Rows from a dataset of charts and code:
──────

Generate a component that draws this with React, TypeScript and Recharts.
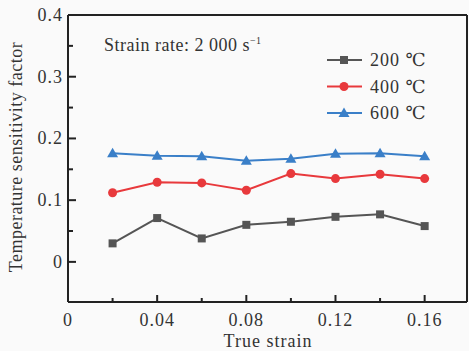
import { LineChart, Line, XAxis, YAxis, Label } from "recharts";

// true strain values (x) and temperature sensitivity factor for each temperature
const strain = [0.02, 0.04, 0.06, 0.08, 0.1, 0.12, 0.14, 0.16];
const t200 = [0.03, 0.071, 0.038, 0.06, 0.065, 0.073, 0.077, 0.058];
const t400 = [0.112, 0.129, 0.128, 0.116, 0.143, 0.135, 0.142, 0.135];
const t600 = [0.176, 0.172, 0.171, 0.164, 0.167, 0.175, 0.176, 0.171];

const xTicks = [0, 0.02, 0.04, 0.06, 0.08, 0.1, 0.12, 0.14, 0.16];
const yTicks = [0, 0.05, 0.1, 0.15, 0.2, 0.25, 0.3, 0.35, 0.4];

const seriesInfo = [
  { key: "t200", name: "200 ℃", color: "#555555", shape: "square" },
  { key: "t400", name: "400 ℃", color: "#e8393c", shape: "circle" },
  { key: "t600", name: "600 ℃", color: "#3a7fc8", shape: "triangle" },
];

const FONT = "'Liberation Serif', 'DejaVu Serif', serif";
const INK = "#222";

const chartData = strain.map((s, i) => ({
  strain: s,
  t200: t200[i],
  t400: t400[i],
  t600: t600[i],
}));

function Marker({ shape, cx, cy, color }: any) {
  if (shape === "square") {
    return <rect x={cx - 4} y={cy - 4} width={8} height={8} fill={color} />;
  }
  if (shape === "circle") {
    return <circle cx={cx} cy={cy} r={4.5} fill={color} />;
  }
  return <path d={`M${cx},${cy - 5.5} L${cx + 5.5},${cy + 4} L${cx - 5.5},${cy + 4} Z`} fill={color} />;
}

const makeDot = (shape: string, color: string) => (props: any) => (
  <Marker key={`${shape}-${props.index}`} shape={shape} cx={props.cx} cy={props.cy} color={color} />
);

function XTick({ x, y, payload }: any) {
  const v = payload.value;
  const major = Math.round(v * 100) % 4 === 0;
  return (
    <g>
      <line x1={x} x2={x} y1={y} y2={y - (major ? 7 : 4)} stroke={INK} strokeWidth={2} />
      {major && (
        <text x={x} y={y + 24} textAnchor="middle" fontFamily={FONT} fontSize={18} fill="#333" letterSpacing={1}>
          {v === 0 ? "0" : String(v)}
        </text>
      )}
    </g>
  );
}

function YTick({ x, y, payload }: any) {
  const v = payload.value;
  const major = Math.round(v * 100) % 10 === 0;
  return (
    <g>
      <line x1={x} x2={x + (major ? 8 : 5)} y1={y} y2={y} stroke={INK} strokeWidth={2} />
      {major && (
        <text x={x - 5} y={y + 6} textAnchor="end" fontFamily={FONT} fontSize={18} fill="#333" letterSpacing={1}>
          {v === 0 ? "0" : String(v)}
        </text>
      )}
    </g>
  );
}

function LegendBox() {
  return (
    <svg width={120} height={90} style={{ overflow: "visible", display: "block" }}>
      {seriesInfo.map((s, i) => {
        const cy = 12 + i * 26.5;
        return (
          <g key={s.key}>
            <line x1={5} x2={40} y1={cy} y2={cy} stroke={s.color} strokeWidth={2} />
            <Marker shape={s.shape} cx={22} cy={cy} color={s.color} />
            <text x={48} y={cy + 6} fontFamily={FONT} fontSize={18} fill="#333" letterSpacing={1}>
              {s.name}
            </text>
          </g>
        );
      })}
    </svg>
  );
}

export default function App() {
  return (
    <div style={{ position: "fixed", left: 0, top: 0, width: 469, height: 351, background: "#fafafa" }}>
      <LineChart
        width={469}
        height={351}
        data={chartData}
        margin={{ top: 14, right: 1, left: 67, bottom: 48 }}
      >
        <XAxis
          dataKey="strain"
          type="number"
          domain={[0, 0.179]}
          ticks={xTicks}
          interval={0}
          height={1}
          tickSize={0}
          tickMargin={0}
          tickLine={false}
          tick={<XTick />}
          axisLine={{ stroke: INK, strokeWidth: 2 }}
        >
          <Label
            content={() => (
              <text x={268} y={347} textAnchor="middle" fontFamily={FONT} fontSize={18} fill="#333" letterSpacing={1}>
                True strain
              </text>
            )}
          />
        </XAxis>
        <XAxis
          xAxisId="top"
          orientation="top"
          type="number"
          domain={[0, 0.179]}
          height={1}
          tick={false}
          tickLine={false}
          axisLine={{ stroke: INK, strokeWidth: 2 }}
        />
        <YAxis
          type="number"
          domain={[-0.065, 0.4]}
          ticks={yTicks}
          interval={0}
          width={1}
          tickSize={0}
          tickMargin={0}
          tickLine={false}
          tick={<YTick />}
          axisLine={{ stroke: INK, strokeWidth: 2 }}
        >
          <Label
            content={() => (
              <text
                transform="translate(22,157) rotate(-90)"
                textAnchor="middle"
                fontFamily={FONT}
                fontSize={18}
                fill="#333"
                letterSpacing={0.5}
              >
                Temperature sensitivity factor
              </text>
            )}
          />
        </YAxis>
        <YAxis
          yAxisId="right"
          orientation="right"
          type="number"
          domain={[-0.065, 0.4]}
          width={1}
          tick={false}
          tickLine={false}
          axisLine={{ stroke: INK, strokeWidth: 2 }}
        />
        {seriesInfo.map((s) => (
          <Line
            key={s.key}
            dataKey={s.key}
            name={s.name}
            stroke={s.color}
            strokeWidth={2}
            dot={makeDot(s.shape, s.color)}
            activeDot={false}
            isAnimationActive={false}
          />
        ))}
      </LineChart>
      <div style={{ position: "absolute", left: 322, top: 48 }}>
        <LegendBox />
      </div>
      <div
        style={{
          position: "absolute",
          left: 104,
          top: 35,
          fontFamily: FONT,
          fontSize: 18,
          color: "#333",
          letterSpacing: 0.5,
          whiteSpace: "nowrap",
        }}
      >
        Strain rate: 2 000 s<sup style={{ fontSize: 10 }}>−1</sup>
      </div>
    </div>
  );
}
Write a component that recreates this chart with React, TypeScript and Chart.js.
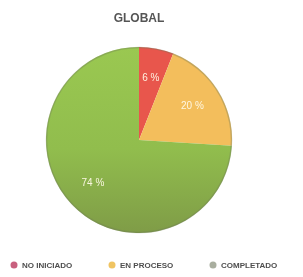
import React, { useEffect, useRef } from "react";
import { Chart, registerables } from "chart.js";

Chart.register(...registerables);

const categories = ["NO INICIADO", "EN PROCESO", "COMPLETADO"];
const values = [6, 20, 74];
const valueLabels = ["6 %", "20 %", "74 %"];
const sliceColors = ["#e8564c", "#f3be5c", "#97c451"];
const legendColors = ["#c8607e", "#f0c462", "#a9ae9f"];
const titleText = "GLOBAL";

const overlayPlugin = {
  id: "overlay",
  afterDatasetsDraw(chart: any) {
    const ctx = chart.ctx;
    const meta = chart.getDatasetMeta(0);
    const arcs = meta.data;
    if (!arcs.length) return;
    const a0: any = arcs[0];
    ctx.save();
    ctx.beginPath();
    ctx.arc(a0.x, a0.y, a0.outerRadius - 0.5, 0, Math.PI * 2);
    ctx.strokeStyle = "rgba(110,120,90,0.35)";
    ctx.lineWidth = 1.5;
    ctx.stroke();
    ctx.font = "10px 'Liberation Sans', Arial, sans-serif";
    ctx.fillStyle = "rgba(255,250,232,0.95)";
    ctx.textAlign = "center";
    ctx.textBaseline = "middle";
    arcs.forEach((arc: any, i: number) => {
      const mid = (arc.startAngle + arc.endAngle) / 2;
      const r = arc.outerRadius * 0.68;
      ctx.fillText(valueLabels[i], arc.x + Math.cos(mid) * r, arc.y + Math.sin(mid) * r);
    });
    ctx.restore();
  },
  afterDraw(chart: any) {
    const ctx = chart.ctx;
    const markerX = [14, 112, 213];
    const y = 265;
    ctx.save();
    ctx.font = "bold 8px 'Liberation Sans', Arial, sans-serif";
    ctx.textBaseline = "middle";
    ctx.textAlign = "left";
    categories.forEach((c, i) => {
      ctx.beginPath();
      ctx.arc(markerX[i], y, 3.5, 0, Math.PI * 2);
      ctx.fillStyle = legendColors[i];
      ctx.fill();
      ctx.fillStyle = "#4e4e4e";
      ctx.fillText(c, markerX[i] + 8, y + 0.5);
    });
    ctx.restore();
  },
};

export default function App() {
  const ref = useRef<HTMLCanvasElement>(null);
  useEffect(() => {
    if (!ref.current) return;
    const chart = new Chart(ref.current, {
      type: "pie",
      data: {
        labels: categories,
        datasets: [
          {
            data: values,
            backgroundColor: (c: any) => {
              const i = c.dataIndex;
              const area = c.chart.chartArea;
              if (i === 2 && area) {
                const g = c.chart.ctx.createLinearGradient(0, area.top, 0, area.bottom);
                g.addColorStop(0, "#9ac851");
                g.addColorStop(0.55, "#91bd4d");
                g.addColorStop(1, "#7f9c47");
                return g;
              }
              return sliceColors[i];
            },
            borderWidth: 0,
            hoverOffset: 0,
          },
        ],
      },
      options: {
        animation: false,
        responsive: false,
        layout: { padding: { left: 0, right: 25, top: 0, bottom: 44 } },
        plugins: {
          legend: { display: false },
          tooltip: { enabled: false },
          title: {
            display: true,
            text: titleText,
            color: "#555555",
            font: { size: 12, weight: "bold", family: "'Liberation Sans', Arial, sans-serif" },
            padding: { top: 11, bottom: 21.6 },
          },
        },
      },
      plugins: [overlayPlugin],
    });
    return () => chart.destroy();
  }, []);
  return (
    <div style={{ position: "fixed", left: 0, top: 0, width: 303, height: 277, background: "#fff" }}>
      <canvas ref={ref} width={303} height={277} style={{ display: "block" }} />
    </div>
  );
}
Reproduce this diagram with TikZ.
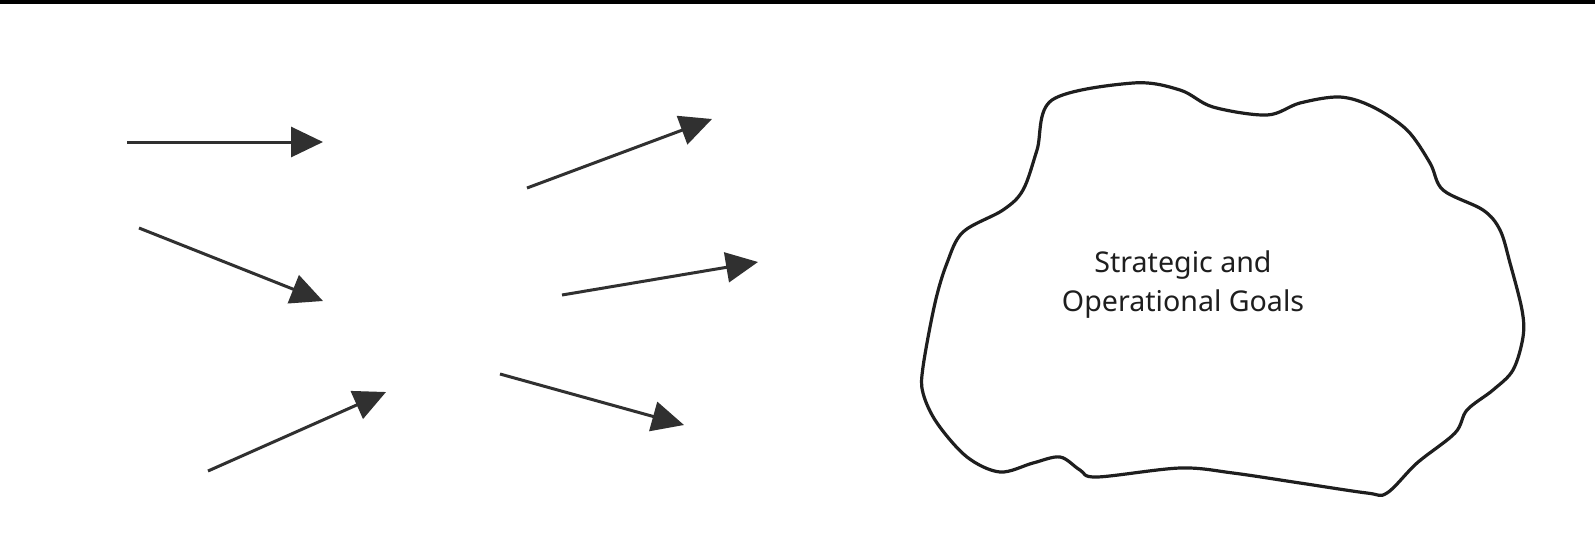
\documentclass[tikz,border=0pt]{standalone}
\usepackage{fontspec}
\setmainfont{Noto Sans}
\usepackage{tikz}
\usetikzlibrary{arrows.meta,positioning,calc}

\definecolor{inkgrey}{HTML}{303030}
\definecolor{inkdark}{HTML}{1E1E1E}

\tikzset{
  flow/.style={draw=inkgrey,line width=1.5pt,-{Triangle[length=16pt,width=15pt]},fill=inkgrey},
  blob/.style={draw=inkdark,line width=1.6pt},
  goals/.style={align=center,font=\fontsize{14.3}{19.5}\selectfont,text=inkdark}
}

\begin{document}
\begin{tikzpicture}[x=0.5pt,y=-0.5pt]
\useasboundingbox (0,0) rectangle (1595,543);
\fill[white] (0,0) rectangle (1595,543);
\fill[black] (0,0) rectangle (1595,4);

% scattered arrows
\coordinate (a1s) at (127,142); \coordinate (a1e) at (323,142);
\coordinate (a2s) at (139,228); \coordinate (a2e) at (323,301);
\coordinate (a3s) at (208,471); \coordinate (a3e) at (386,392);
\coordinate (a4s) at (527,188); \coordinate (a4e) at (712,119);
\coordinate (a5s) at (562,295); \coordinate (a5e) at (758,262);
\coordinate (a6s) at (500,374); \coordinate (a6e) at (684,425);
\foreach \i in {1,...,6}
  \draw[flow] (a\i s) -- (a\i e);

% irregular outline
\draw[blob] plot[smooth cycle,tension=0.55] coordinates {
  (1052,100) (1133,83) (1180,90) (1213,107) (1267,115) (1300,103)
  (1340,97) (1373,107) (1407,130) (1430,163) (1443,190) (1483,210)
  (1500,230) (1510,263) (1522,310) (1523,337) (1513,370) (1493,390)
  (1467,410) (1455,433) (1417,463) (1387,493) (1367,493) (1300,483)
  (1233,473) (1180,468) (1097,477) (1080,470) (1060,457) (1033,463)
  (1000,472) (967,457) (937,423) (923,393) (923,367) (935,303)
  (947,263) (963,232) (1003,210) (1023,190) (1037,150)};

\node[goals] (goal) at (1183,285) {Strategic and\\Operational Goals};
\end{tikzpicture}
\end{document}
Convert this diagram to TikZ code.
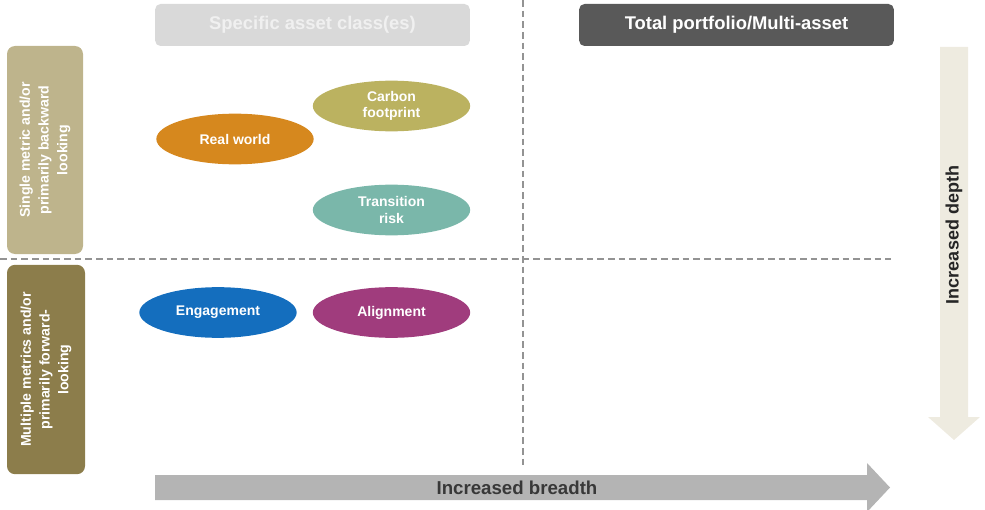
\documentclass[tikz,border=0pt]{standalone}
\usepackage{fontspec}
\setmainfont{Liberation Sans}
\usetikzlibrary{shapes.geometric}
\definecolor{hdLight}{HTML}{D9D9D9}
\definecolor{hdDark}{HTML}{595959}
\definecolor{rowTop}{HTML}{BEB48C}
\definecolor{rowBot}{HTML}{8C7D4B}
\definecolor{myOrange}{HTML}{D6881E}
\definecolor{myOlive}{HTML}{BBB260}
\definecolor{myTeal}{HTML}{7AB7AA}
\definecolor{myBlue}{HTML}{146EBE}
\definecolor{myPlum}{HTML}{A03C7D}
\definecolor{arrGray}{HTML}{B4B4B4}
\definecolor{arrBeige}{HTML}{EEEBE0}

\begin{document}
\begin{tikzpicture}[x = 0.75pt, y = -0.75pt,
		hd/.style = {rounded corners = 4pt, minimum width = 236pt, minimum height = 31.5pt, inner sep = 0pt, font = \fontsize{13.8}{15}\selectfont\bfseries},
		row/.style = {rounded corners = 6pt, rotate = 90, align = center, inner sep = 0pt, text = white, minimum width = 156pt, minimum height = 57pt, font = \fontsize{10.6}{14}\selectfont\bfseries},
		blob/.style = {ellipse, minimum width = 118pt, minimum height = 38pt, inner sep = 0pt, align = center, text = white, font = \fontsize{10.5}{12.5}\selectfont\bfseries},
		grid/.style = {gray!85, line width = 0.8pt, dash pattern = on 5pt off 3pt}]
		\useasboundingbox (0, 0) rectangle (985, 510);
		%%%%%%%%%%%%%
		\draw [grid] (523, 0) -- (523, 466);
		\draw [grid] (0, 259) -- (891, 259);
		%%%%%%%%%%%%%
		\node [hd, fill = hdLight, text = white!94!black] (hA) at (312.5, 25) {Specific asset class(es)};
		\node [hd, fill = hdDark, text = white] (hB) at (736.5, 25) {Total portfolio/Multi-asset};
		\node [row, fill = rowTop] (rA) at (45, 150) {Single metric and/or\\primarily backward\\looking};
		\node [row, fill = rowBot, minimum width = 157pt, minimum height = 58.5pt] (rB) at (46, 369.5) {Multiple metrics and/or\\primarily forward-\\looking};
		%%%%%%%%%%%%%
		\node [blob, fill = myOrange] (e1) at (235, 139) {Real world};
		\node [blob, fill = myOlive] (e2) at (391.5, 106) {Carbon\\footprint};
		\node [blob, fill = myTeal] (e3) at (391.5, 210) {Transition\\risk};
		\node [blob, fill = myBlue] (e4) at (218, 312.5) {Engagement};
		\node [blob, fill = myPlum] (e5) at (391.5, 312.5) {Alignment};
		%%%%%%%%%%%%%
		\fill [arrGray] (155, 475) -- (867, 475) -- (867, 463) -- (890, 487.5) -- (867, 512) -- (867, 500) -- (155, 500) -- cycle;
		\node [text = black!78, font = \fontsize{14}{16}\selectfont\bfseries] (br) at (517, 487.5) {Increased breadth};
		\fill [arrBeige] (940, 47) -- (968, 47) -- (968, 417) -- (980, 417) -- (954, 440) -- (928, 417) -- (940, 417) -- cycle;
		\node [rotate = 90, text = black!85, font = \fontsize{13.5}{15}\selectfont\bfseries] (dp) at (954, 235) {Increased depth};
\end{tikzpicture}
\end{document}
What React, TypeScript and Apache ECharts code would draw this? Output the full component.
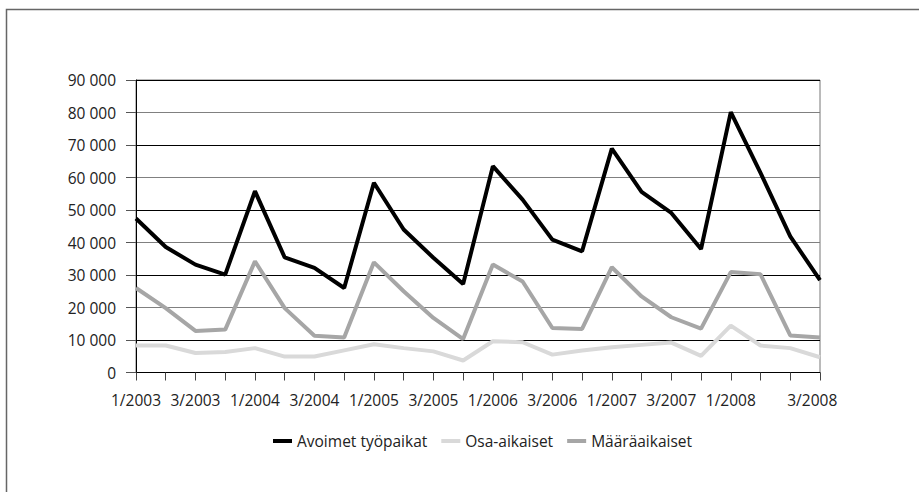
import React, { useEffect, useRef } from "react";
import * as echarts from "echarts";

const years = ["2003", "2004", "2005", "2006", "2007", "2008"];
const quarters = ["1", "2", "3", "4"];
const categories: string[] = years.flatMap((y) => quarters.map((q) => `${q}/${y}`));

const avoimet = [
  47400, 38600, 33200, 30100, 55800, 35400, 32200, 26000,
  58400, 44000, 35300, 27200, 63500, 53200, 40900, 37300,
  68900, 55600, 49100, 38000, 80100, 61400, 41900, 28400,
];
const osaAikaiset = [
  8300, 8300, 6000, 6300, 7500, 4900, 4900, 6800,
  8700, 7500, 6500, 3700, 9600, 9300, 5500, 6800,
  7800, 8500, 9200, 5100, 14400, 8300, 7500, 4700,
];
const maaraaikaiset = [
  26000, 19800, 12800, 13200, 34200, 19800, 11300, 10800,
  33900, 25000, 16800, 10300, 33200, 28000, 13700, 13400,
  32400, 23400, 17000, 13500, 30900, 30200, 11400, 10800,
];
const seriesNames = ["Avoimet työpaikat", "Osa-aikaiset", "Määräaikaiset"];
const yTicks = [0, 10000, 20000, 30000, 40000, 50000, 60000, 70000, 80000, 90000];

const FONT = "'Open Sans', 'Noto Sans', sans-serif";
const FS = 15.5;

export default function App() {
  const ref = useRef<HTMLDivElement>(null);
  useEffect(() => {
    if (!ref.current) return;
    const chart = echarts.init(ref.current, undefined, { renderer: "svg" });
    const lineSeries = (name: string, data: number[], color: string) => ({
      name,
      type: "line",
      data,
      showSymbol: false,
      symbol: "none",
      lineStyle: { color, width: 4 },
      itemStyle: { color },
    });
    chart.setOption({
      animation: false,
      backgroundColor: "#fff",
      textStyle: { fontFamily: FONT },
      graphic: [
        {
          type: "rect",
          shape: { x: 6.5, y: 9.5, width: 1000, height: 1000 },
          style: { fill: "none", stroke: "#666", lineWidth: 1.5 },
          silent: true,
        },
      ],
      grid: {
        left: 136,
        right: 99,
        top: 80,
        bottom: 119.5,
        show: true,
        borderColor: "#777",
        borderWidth: 1,
        backgroundColor: "transparent",
      },
      legend: {
        left: 268,
        top: 428,
        icon: "rect",
        itemWidth: 19,
        itemHeight: 4,
        itemGap: 14,
        textStyle: { fontFamily: FONT, fontSize: FS, color: "#222" },
        data: seriesNames,
      },
      xAxis: {
        type: "category",
        data: categories,
        boundaryGap: false,
        axisLine: { lineStyle: { color: "#000", width: 1 } },
        axisTick: { show: true, interval: 0, length: 8, lineStyle: { color: "#444" } },
        axisLabel: {
          interval: 1,
          margin: 19,
          fontSize: FS,
          fontFamily: FONT,
          color: "#222",
          formatter: (v: string, i: number) => (i === 22 ? `{s|${v}}` : v),
          rich: {
            s: { fontSize: FS, fontFamily: FONT, color: "#222", padding: [0, 0, 0, 44] },
          },
        },
        splitLine: { show: false },
      },
      yAxis: {
        type: "value",
        min: yTicks[0],
        max: yTicks[yTicks.length - 1],
        interval: 10000,
        axisLine: { show: true, lineStyle: { color: "#000", width: 1 } },
        axisTick: { show: true, length: 10, lineStyle: { color: "#555" } },
        axisLabel: {
          margin: 20,
          fontSize: FS,
          fontFamily: FONT,
          color: "#222",
          formatter: (v: number) => (v === 0 ? "0" : `${v / 1000} 000`),
        },
        splitLine: { show: true, lineStyle: { color: ["#808080", "#000"], width: 1 } },
      },
      series: [
        lineSeries(seriesNames[0], avoimet, "#000000"),
        lineSeries(seriesNames[1], osaAikaiset, "#d9d9d9"),
        lineSeries(seriesNames[2], maaraaikaiset, "#a6a6a6"),
      ],
    });
    return () => chart.dispose();
  }, []);
  return (
    <div
      ref={ref}
      style={{ position: "fixed", left: 0, top: 0, width: 919, height: 492, background: "#fff" }}
    />
  );
}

──────

■ **SET EXERCISE**:
Exclude any pictures, and restate word for word the lines from the one containing "What React, TypeScript" through the one containing "const categories: string[]", both included.

■ **RESULT BELOW**:
What React, TypeScript and Apache ECharts code would draw this? Output the full component.
import React, { useEffect, useRef } from "react";
import * as echarts from "echarts";

const years = ["2003", "2004", "2005", "2006", "2007", "2008"];
const quarters = ["1", "2", "3", "4"];
const categories: string[] = years.flatMap((y) => quarters.map((q) => `${q}/${y}`));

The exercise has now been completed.